SET EXERCISE:
Below, find the line containing "Write the matplotlib code for this chart." and the line containing "rand_grid[t, cols] = 0"; reproduce exactly those two and every line between them, omitting pictures.
⁂
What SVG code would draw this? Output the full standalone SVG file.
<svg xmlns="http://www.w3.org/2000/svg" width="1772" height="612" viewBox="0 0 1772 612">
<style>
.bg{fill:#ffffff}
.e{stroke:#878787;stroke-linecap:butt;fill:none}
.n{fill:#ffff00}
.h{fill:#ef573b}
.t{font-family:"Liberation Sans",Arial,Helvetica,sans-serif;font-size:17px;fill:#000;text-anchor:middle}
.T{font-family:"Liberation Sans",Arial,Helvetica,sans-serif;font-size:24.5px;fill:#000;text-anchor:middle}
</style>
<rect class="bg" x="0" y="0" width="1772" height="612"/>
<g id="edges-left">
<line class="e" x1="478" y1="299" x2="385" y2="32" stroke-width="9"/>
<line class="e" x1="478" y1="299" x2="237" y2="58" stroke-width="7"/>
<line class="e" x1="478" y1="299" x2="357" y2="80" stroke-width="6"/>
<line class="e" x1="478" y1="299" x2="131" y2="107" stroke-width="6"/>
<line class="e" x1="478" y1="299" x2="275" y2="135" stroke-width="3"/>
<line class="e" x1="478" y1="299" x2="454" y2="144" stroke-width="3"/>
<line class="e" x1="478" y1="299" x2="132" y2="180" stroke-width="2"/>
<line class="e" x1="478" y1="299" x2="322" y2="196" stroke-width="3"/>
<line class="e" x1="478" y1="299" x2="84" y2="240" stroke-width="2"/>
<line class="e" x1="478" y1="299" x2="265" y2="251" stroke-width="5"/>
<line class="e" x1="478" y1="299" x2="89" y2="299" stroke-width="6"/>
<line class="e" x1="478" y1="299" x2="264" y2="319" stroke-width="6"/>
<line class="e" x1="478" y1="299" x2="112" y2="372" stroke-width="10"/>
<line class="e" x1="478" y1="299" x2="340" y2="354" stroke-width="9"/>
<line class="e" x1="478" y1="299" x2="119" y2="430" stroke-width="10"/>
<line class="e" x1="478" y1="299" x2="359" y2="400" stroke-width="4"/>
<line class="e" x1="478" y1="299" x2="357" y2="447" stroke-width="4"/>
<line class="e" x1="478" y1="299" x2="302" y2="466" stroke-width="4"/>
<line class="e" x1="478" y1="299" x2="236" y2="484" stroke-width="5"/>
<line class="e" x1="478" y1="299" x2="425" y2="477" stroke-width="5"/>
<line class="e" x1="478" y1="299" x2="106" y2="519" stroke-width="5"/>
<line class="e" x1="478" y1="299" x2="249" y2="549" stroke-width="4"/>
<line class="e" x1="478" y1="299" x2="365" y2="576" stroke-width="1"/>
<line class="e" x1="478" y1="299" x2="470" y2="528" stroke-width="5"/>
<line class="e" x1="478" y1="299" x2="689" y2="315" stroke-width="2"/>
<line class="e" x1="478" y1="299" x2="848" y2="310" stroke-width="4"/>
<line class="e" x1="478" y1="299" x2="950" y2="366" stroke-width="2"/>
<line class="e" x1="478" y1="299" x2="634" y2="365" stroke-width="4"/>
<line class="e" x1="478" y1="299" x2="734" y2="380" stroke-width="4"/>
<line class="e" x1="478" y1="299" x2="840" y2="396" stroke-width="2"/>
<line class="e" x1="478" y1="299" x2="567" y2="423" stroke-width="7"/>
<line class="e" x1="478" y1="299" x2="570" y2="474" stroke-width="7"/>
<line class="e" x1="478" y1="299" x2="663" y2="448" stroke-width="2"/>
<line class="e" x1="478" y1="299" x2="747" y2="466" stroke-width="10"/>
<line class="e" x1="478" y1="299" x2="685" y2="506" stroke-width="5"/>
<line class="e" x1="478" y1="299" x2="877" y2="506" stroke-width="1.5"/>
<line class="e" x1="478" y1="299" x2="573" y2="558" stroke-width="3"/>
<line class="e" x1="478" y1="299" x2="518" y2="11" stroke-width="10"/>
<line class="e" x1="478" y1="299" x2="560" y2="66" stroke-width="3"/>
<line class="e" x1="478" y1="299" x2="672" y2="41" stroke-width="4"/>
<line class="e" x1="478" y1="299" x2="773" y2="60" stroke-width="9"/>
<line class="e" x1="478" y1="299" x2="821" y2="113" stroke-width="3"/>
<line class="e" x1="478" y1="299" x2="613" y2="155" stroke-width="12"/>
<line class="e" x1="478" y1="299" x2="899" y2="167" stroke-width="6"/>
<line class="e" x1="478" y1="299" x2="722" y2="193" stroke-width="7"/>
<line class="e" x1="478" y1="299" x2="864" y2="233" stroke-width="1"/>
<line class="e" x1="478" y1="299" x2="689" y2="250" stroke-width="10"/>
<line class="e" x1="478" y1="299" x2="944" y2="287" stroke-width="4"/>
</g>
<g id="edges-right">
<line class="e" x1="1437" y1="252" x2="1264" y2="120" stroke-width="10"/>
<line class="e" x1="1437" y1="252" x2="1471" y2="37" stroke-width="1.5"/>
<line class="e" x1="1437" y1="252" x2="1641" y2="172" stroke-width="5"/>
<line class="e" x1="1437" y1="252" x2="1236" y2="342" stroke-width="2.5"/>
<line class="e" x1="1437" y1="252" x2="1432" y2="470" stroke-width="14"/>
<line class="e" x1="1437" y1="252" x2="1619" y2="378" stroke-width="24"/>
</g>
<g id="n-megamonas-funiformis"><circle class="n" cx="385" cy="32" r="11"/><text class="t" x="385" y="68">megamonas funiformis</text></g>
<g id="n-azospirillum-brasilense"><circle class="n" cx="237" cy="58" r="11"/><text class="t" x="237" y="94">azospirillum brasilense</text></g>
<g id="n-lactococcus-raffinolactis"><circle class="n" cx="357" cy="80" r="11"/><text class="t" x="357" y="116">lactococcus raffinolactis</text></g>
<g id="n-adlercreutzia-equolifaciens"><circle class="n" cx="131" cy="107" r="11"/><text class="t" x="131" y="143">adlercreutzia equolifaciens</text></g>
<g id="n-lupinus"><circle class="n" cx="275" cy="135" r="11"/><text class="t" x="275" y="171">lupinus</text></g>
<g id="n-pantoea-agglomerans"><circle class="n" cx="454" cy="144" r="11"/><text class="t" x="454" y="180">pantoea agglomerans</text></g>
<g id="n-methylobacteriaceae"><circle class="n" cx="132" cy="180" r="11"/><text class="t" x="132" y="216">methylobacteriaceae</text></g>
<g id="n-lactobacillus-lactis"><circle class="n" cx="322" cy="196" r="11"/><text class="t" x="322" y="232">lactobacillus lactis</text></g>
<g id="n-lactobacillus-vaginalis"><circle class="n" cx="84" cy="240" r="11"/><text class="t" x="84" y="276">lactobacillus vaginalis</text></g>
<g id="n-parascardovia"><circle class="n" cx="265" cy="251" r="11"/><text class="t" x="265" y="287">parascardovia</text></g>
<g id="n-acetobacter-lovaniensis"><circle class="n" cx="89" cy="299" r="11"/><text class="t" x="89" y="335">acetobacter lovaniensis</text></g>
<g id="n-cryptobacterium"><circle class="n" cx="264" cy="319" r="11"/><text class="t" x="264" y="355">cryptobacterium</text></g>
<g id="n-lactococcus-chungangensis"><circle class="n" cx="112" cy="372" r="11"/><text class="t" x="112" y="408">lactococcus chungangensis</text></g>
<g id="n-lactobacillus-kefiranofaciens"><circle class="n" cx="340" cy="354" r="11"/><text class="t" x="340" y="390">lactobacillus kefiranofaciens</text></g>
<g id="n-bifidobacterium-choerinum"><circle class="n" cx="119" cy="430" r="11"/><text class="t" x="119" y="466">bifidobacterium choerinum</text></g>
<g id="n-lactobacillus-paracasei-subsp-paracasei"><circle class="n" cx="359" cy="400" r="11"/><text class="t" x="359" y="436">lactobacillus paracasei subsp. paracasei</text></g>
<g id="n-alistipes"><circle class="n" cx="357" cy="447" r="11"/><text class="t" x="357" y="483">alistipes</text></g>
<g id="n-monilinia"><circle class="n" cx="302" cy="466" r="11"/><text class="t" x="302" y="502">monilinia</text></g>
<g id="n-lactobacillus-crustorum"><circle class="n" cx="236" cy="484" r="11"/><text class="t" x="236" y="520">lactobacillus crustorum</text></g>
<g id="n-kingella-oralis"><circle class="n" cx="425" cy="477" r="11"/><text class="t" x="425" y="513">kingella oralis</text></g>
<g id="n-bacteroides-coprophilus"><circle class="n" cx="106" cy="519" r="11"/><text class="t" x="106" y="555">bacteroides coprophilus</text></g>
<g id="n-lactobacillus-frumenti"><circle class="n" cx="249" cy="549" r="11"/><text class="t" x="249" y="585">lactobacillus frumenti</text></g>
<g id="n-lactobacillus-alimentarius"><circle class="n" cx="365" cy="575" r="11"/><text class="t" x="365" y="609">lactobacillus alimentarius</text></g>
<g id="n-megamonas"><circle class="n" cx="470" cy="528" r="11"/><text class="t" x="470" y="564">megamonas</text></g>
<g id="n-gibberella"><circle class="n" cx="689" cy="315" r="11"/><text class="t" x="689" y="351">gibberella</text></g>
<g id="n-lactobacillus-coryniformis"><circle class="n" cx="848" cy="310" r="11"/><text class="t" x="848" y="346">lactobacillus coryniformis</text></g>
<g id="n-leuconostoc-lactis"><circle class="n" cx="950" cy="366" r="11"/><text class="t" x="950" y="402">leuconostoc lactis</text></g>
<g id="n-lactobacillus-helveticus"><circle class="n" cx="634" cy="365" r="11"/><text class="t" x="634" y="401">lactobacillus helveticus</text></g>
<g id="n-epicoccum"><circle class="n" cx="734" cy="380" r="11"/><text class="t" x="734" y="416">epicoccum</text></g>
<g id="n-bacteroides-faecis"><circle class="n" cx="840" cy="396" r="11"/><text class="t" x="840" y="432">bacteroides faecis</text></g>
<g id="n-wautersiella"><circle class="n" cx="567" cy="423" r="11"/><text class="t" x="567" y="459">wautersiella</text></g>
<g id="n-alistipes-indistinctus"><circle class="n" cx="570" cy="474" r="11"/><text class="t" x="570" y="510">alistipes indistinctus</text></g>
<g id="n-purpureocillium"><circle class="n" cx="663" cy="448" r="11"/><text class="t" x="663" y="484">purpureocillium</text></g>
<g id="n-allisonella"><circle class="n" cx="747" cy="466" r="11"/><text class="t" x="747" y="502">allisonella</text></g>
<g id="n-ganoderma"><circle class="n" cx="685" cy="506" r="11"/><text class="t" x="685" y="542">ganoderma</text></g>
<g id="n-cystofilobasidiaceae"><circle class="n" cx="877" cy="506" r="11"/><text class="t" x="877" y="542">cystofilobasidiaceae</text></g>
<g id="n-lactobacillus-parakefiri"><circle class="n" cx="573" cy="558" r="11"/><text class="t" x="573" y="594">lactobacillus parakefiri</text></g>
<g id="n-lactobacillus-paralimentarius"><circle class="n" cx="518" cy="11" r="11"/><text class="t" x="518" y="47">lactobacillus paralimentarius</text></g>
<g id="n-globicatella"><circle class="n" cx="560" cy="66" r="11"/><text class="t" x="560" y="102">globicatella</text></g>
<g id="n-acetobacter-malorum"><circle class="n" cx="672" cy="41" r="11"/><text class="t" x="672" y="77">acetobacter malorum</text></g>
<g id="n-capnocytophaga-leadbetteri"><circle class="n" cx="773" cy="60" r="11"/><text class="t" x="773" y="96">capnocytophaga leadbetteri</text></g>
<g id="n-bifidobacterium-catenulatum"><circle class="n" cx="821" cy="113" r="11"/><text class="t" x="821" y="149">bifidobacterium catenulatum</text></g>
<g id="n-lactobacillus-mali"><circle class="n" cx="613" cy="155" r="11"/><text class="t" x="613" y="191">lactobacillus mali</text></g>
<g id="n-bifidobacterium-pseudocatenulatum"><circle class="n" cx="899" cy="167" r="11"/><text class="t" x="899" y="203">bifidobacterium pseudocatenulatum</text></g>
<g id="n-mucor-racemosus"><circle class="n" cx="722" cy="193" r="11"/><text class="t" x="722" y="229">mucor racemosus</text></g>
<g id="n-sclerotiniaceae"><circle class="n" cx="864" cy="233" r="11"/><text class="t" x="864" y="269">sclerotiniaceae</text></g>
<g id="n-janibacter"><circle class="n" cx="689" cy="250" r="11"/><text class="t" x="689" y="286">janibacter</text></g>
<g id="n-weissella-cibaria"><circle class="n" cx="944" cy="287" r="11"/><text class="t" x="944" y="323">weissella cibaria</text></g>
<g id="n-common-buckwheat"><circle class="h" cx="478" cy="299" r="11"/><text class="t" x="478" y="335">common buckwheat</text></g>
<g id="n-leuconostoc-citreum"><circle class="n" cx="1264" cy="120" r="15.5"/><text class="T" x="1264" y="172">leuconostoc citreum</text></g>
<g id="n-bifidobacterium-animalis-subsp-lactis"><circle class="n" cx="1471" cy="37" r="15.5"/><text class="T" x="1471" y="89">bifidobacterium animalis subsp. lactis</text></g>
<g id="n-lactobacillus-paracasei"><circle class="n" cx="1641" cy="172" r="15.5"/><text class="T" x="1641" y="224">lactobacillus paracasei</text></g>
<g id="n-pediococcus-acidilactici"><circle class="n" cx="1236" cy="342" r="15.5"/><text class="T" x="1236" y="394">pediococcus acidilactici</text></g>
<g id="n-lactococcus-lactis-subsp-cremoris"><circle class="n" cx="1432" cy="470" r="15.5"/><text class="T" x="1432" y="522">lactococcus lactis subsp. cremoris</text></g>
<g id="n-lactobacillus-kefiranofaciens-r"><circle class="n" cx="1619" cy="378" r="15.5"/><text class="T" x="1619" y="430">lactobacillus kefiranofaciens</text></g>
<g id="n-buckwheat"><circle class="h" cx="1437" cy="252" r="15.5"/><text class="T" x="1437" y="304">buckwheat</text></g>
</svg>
⁂
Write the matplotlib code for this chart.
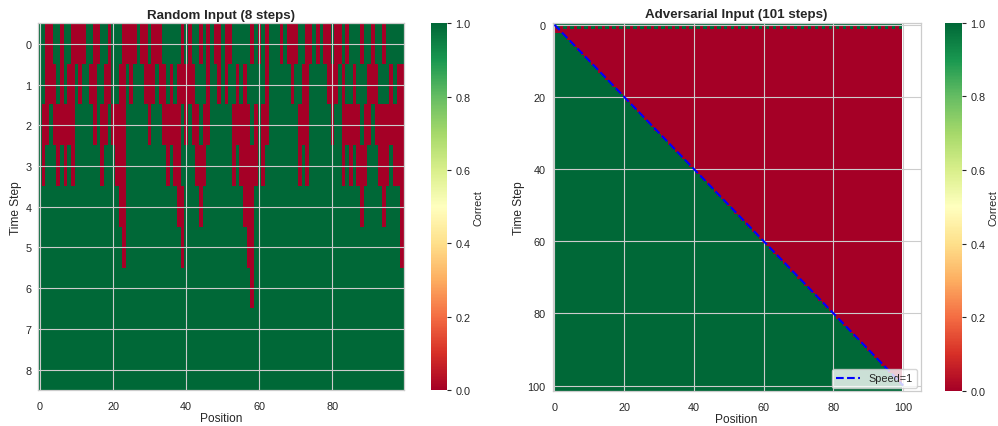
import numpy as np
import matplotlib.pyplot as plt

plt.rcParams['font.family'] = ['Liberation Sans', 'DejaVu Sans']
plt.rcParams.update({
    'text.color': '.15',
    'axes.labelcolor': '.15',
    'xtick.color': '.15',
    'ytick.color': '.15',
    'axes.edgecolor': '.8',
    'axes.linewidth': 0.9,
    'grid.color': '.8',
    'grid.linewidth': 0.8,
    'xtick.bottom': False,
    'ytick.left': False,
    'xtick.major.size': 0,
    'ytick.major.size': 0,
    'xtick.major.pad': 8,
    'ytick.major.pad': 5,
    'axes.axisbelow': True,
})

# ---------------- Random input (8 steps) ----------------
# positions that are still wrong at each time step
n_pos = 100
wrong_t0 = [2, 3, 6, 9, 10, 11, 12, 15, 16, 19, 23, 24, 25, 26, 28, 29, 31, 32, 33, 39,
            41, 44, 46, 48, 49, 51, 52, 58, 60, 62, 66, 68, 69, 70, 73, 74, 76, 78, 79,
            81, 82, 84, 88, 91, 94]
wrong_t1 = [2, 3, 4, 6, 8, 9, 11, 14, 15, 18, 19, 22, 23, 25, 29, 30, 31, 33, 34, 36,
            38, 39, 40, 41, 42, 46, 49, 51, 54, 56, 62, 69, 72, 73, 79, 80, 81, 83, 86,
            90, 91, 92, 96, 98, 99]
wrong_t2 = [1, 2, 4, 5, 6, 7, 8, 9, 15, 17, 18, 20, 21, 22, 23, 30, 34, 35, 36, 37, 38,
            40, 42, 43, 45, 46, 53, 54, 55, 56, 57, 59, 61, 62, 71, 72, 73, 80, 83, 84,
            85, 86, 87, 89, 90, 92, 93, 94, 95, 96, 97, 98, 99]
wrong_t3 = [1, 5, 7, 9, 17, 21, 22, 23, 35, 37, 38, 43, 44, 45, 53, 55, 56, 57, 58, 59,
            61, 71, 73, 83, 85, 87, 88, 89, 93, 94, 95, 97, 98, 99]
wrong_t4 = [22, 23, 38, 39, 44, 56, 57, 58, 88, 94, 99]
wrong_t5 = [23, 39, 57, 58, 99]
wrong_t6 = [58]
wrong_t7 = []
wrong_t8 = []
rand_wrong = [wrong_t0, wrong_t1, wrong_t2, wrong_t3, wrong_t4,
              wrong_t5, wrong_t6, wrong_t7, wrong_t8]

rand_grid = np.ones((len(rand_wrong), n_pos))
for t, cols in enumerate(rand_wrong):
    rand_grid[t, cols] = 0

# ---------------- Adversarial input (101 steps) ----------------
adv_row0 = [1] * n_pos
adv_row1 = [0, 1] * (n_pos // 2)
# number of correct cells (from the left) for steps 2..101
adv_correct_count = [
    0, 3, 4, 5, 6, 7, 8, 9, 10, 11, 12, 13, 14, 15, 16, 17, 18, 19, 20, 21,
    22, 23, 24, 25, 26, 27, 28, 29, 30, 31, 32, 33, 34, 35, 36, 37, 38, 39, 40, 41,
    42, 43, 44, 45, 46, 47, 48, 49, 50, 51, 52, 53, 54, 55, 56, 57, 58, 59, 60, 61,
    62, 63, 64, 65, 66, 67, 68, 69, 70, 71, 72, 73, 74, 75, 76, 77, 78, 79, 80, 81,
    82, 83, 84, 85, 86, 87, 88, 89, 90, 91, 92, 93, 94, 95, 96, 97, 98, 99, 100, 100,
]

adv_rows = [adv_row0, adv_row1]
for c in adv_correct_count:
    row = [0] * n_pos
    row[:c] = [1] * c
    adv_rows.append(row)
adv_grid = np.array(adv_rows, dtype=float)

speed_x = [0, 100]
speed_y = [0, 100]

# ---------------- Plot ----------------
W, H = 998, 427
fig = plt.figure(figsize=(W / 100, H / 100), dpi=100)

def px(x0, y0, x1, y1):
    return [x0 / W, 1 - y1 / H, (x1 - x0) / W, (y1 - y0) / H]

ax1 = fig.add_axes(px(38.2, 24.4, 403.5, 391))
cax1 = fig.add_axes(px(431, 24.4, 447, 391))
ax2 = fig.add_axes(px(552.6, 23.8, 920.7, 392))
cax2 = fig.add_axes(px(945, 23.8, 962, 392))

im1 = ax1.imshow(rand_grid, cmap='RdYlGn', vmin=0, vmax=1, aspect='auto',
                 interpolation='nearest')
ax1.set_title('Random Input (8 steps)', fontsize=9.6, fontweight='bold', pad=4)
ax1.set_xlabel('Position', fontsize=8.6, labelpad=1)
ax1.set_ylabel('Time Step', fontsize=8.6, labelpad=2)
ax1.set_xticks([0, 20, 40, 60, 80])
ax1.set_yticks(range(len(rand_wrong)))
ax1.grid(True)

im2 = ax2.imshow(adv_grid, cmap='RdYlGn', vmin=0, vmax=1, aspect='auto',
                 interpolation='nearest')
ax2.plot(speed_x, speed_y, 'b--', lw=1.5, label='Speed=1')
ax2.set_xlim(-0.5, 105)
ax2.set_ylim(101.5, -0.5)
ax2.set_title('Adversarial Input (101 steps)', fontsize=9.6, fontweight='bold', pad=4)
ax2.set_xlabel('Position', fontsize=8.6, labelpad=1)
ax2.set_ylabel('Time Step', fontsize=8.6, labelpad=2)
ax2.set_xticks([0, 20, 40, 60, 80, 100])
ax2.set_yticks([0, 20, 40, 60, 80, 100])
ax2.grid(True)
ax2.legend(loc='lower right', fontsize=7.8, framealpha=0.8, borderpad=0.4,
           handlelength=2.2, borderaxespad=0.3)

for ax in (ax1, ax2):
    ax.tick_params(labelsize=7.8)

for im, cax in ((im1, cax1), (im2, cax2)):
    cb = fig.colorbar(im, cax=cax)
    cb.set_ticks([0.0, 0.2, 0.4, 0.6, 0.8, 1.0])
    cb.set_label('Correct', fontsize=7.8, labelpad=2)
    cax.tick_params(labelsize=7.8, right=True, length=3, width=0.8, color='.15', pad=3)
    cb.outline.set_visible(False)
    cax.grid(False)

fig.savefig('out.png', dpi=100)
⁂
RESPONSE:
Write the matplotlib code for this chart.
import numpy as np
import matplotlib.pyplot as plt

plt.rcParams['font.family'] = ['Liberation Sans', 'DejaVu Sans']
plt.rcParams.update({
    'text.color': '.15',
    'axes.labelcolor': '.15',
    'xtick.color': '.15',
    'ytick.color': '.15',
    'axes.edgecolor': '.8',
    'axes.linewidth': 0.9,
    'grid.color': '.8',
    'grid.linewidth': 0.8,
    'xtick.bottom': False,
    'ytick.left': False,
    'xtick.major.size': 0,
    'ytick.major.size': 0,
    'xtick.major.pad': 8,
    'ytick.major.pad': 5,
    'axes.axisbelow': True,
})

# ---------------- Random input (8 steps) ----------------
# positions that are still wrong at each time step
n_pos = 100
wrong_t0 = [2, 3, 6, 9, 10, 11, 12, 15, 16, 19, 23, 24, 25, 26, 28, 29, 31, 32, 33, 39,
            41, 44, 46, 48, 49, 51, 52, 58, 60, 62, 66, 68, 69, 70, 73, 74, 76, 78, 79,
            81, 82, 84, 88, 91, 94]
wrong_t1 = [2, 3, 4, 6, 8, 9, 11, 14, 15, 18, 19, 22, 23, 25, 29, 30, 31, 33, 34, 36,
            38, 39, 40, 41, 42, 46, 49, 51, 54, 56, 62, 69, 72, 73, 79, 80, 81, 83, 86,
            90, 91, 92, 96, 98, 99]
wrong_t2 = [1, 2, 4, 5, 6, 7, 8, 9, 15, 17, 18, 20, 21, 22, 23, 30, 34, 35, 36, 37, 38,
            40, 42, 43, 45, 46, 53, 54, 55, 56, 57, 59, 61, 62, 71, 72, 73, 80, 83, 84,
            85, 86, 87, 89, 90, 92, 93, 94, 95, 96, 97, 98, 99]
wrong_t3 = [1, 5, 7, 9, 17, 21, 22, 23, 35, 37, 38, 43, 44, 45, 53, 55, 56, 57, 58, 59,
            61, 71, 73, 83, 85, 87, 88, 89, 93, 94, 95, 97, 98, 99]
wrong_t4 = [22, 23, 38, 39, 44, 56, 57, 58, 88, 94, 99]
wrong_t5 = [23, 39, 57, 58, 99]
wrong_t6 = [58]
wrong_t7 = []
wrong_t8 = []
rand_wrong = [wrong_t0, wrong_t1, wrong_t2, wrong_t3, wrong_t4,
              wrong_t5, wrong_t6, wrong_t7, wrong_t8]

rand_grid = np.ones((len(rand_wrong), n_pos))
for t, cols in enumerate(rand_wrong):
    rand_grid[t, cols] = 0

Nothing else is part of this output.